Sus ojos eran de un penetrante indagar, como si esos minúsculos botones del terciopelo gris se preguntaran en ese instante, sobre el intervalo inconcluso entre la nada del todo: ese espacio que sólo el silencio puede abrir como un abanico y en el que transcurre la vida. Su cabeza calva, puntiaguda y opaca, describía un cráneo que sólo algo como la filosofía podía conjeturar. Se notaba que en el, la metafísica viajaba entre ceja y ceja. Su rostro era pálido, conciso, ahuecado, de prominentes pómulos y surcado por anchas y filosas expresiones; pero que en su conjunto sugería, una dulce tristeza: el ala partida de una gaviota entre nube y nube, la aleta de un delfín, la piel tersa y mojada de un elefante. Arrugas hundiéndose hacia el negro de los pensamientos y dilatándose hacia un blanco de tiza muerta. Y la palidez, que coagulaba un extenuado blanco, caía como solo pueden caer las cosas que llegan a su fin. Luego su sobretodo negro, cubría un cuerpo que se notaba era un guiñapo de piel pegada a los huesos. En cambio las manos, firmes, se posaban una sobre la rodilla y la otra, haciendo un huequito, cubría de  las gotas un cigarrillo envuelto en espesas volutas de humo. Los zapatos al igual que sus ojos, también eran de gamuza. Aterciopelados zapatos y aterciopelados ojos. No llevaba lentes, pero se notaba que su nariz, como de ave, había sido sometida a este artefacto. Se notaba que había leído tanto como se había escrito  sobre el, pues los negros tipos de imprenta y los blancos lechos de papel también le pertenecían.
Luego, viéndolo allí, meditándolo u observándolo todo desde ese lugar tan apartado de un banco de plaza…expuesto ante la lluvia; me pregunte como seria su voz, porque la imaginaba profunda y apagada por el tiempo. Una voz que hablaba del tiempo. Cuando me acerqué, el anciano alzo sus ojos como si me aguardara…y entonces le pregunte la edad. Por supuesto que el anciano, sonrió, después de decirme: ¨ Mi joven fotógrafo, los colores no tienen edad, pero de todos ellos es el gris el primero que envejece ¨. Sin lugar a dudas era el gris el color que mas relacionado estaba con mi vida.

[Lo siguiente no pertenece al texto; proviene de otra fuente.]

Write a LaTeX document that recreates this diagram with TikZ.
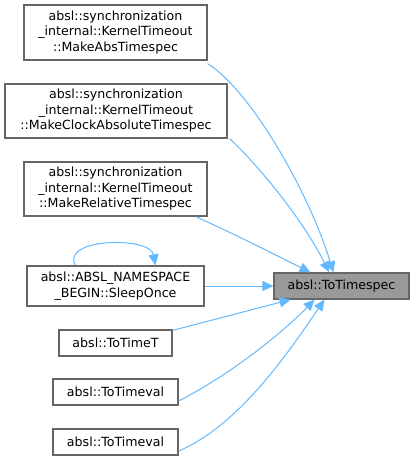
\documentclass[tikz,border=0pt]{standalone}
\usepackage{fontspec}
\setmainfont{DejaVu Sans}
\usetikzlibrary{arrows.meta}
\definecolor{edgeblue}{HTML}{63B8FF}
\definecolor{boxline}{HTML}{666666}
\definecolor{hifill}{HTML}{999999}
\begin{document}
\begin{tikzpicture}[x=1pt,y=-1pt,
  box/.style={draw=boxline,line width=1.2pt,fill=white,inner sep=0pt,align=center,
    font=\fontsize{12.6}{15.5}\selectfont},
  edge/.style={draw=edgeblue,line width=1pt,-{Triangle[length=11pt,width=10pt]}}]
\useasboundingbox (0,0) rectangle (415,460);
\node[box,minimum width=183pt,minimum height=55pt] (n1) at (115.5,32.5)
  {absl::synchronization\\\_internal::KernelTimeout\\::MakeAbsTimespec};
\node[box,minimum width=222pt,minimum height=54pt] (n2) at (116,111)
  {absl::synchronization\\\_internal::KernelTimeout\\::MakeClockAbsoluteTimespec};
\node[box,minimum width=183pt,minimum height=54pt] (n3) at (115.5,189)
  {absl::synchronization\\\_internal::KernelTimeout\\::MakeRelativeTimespec};
\node[box,minimum width=177pt,minimum height=40pt] (n4) at (115.5,286)
  {absl::ABSL\_NAMESPACE\\\_BEGIN::SleepOnce};
\node[box,minimum width=113pt,minimum height=26pt] (n5) at (115.5,343) {absl::ToTimeT};
\node[box,minimum width=125pt,minimum height=26pt] (n6) at (115.5,392) {absl::ToTimeval};
\node[box,minimum width=125pt,minimum height=26pt] (n7) at (115.5,442) {absl::ToTimeval};
\node[box,fill=hifill,minimum width=135pt,minimum height=26pt] (t) at (341.5,286) {absl::ToTimespec};

\draw[edge] ([yshift=-3pt]n1.south east) .. controls (250,90) and (308,190) .. ([xshift=-8pt]t.north);
\draw[edge] ([xshift=2pt]n2.south east) .. controls (255,162) and (300,215) .. ([xshift=-12pt]t.north);
\draw[edge] ([xshift=-12pt]n3.south east) .. controls (230,232) and (270,252) .. ([xshift=-31pt]t.north);
\draw[edge] (n4.east) -- (t.west);
\draw[edge] ([xshift=-40pt]n4.north) .. controls (60,238) and (150,236) .. ([xshift=40pt]n4.north);
\draw[edge] ([yshift=-1pt]n5.north east) -- ([xshift=-51pt]t.south);
\draw[edge] ([yshift=-9pt]n6.east) .. controls (235,372) and (285,330) .. ([xshift=-27pt]t.south);
\draw[edge] ([yshift=-9pt]n7.east) .. controls (240,425) and (290,350) .. ([xshift=-17pt]t.south);
\end{tikzpicture}
\end{document}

Luego de esta respuesta, alcé mi cabeza al cielo y las nubes se abrieron como un telón que pronto se descubre para otra función. Entonces el sol cayó a borbotones, la ciudad volvió a recuperar sus otros colores y el gris se disolvió… que me dejo como un gris en el alma, decidí abandonar para siempre mi afición a la fotografía, es decir al gris, a ese termino medio entre un blanco y un negro; para dedicarme desde entonces, a los colores.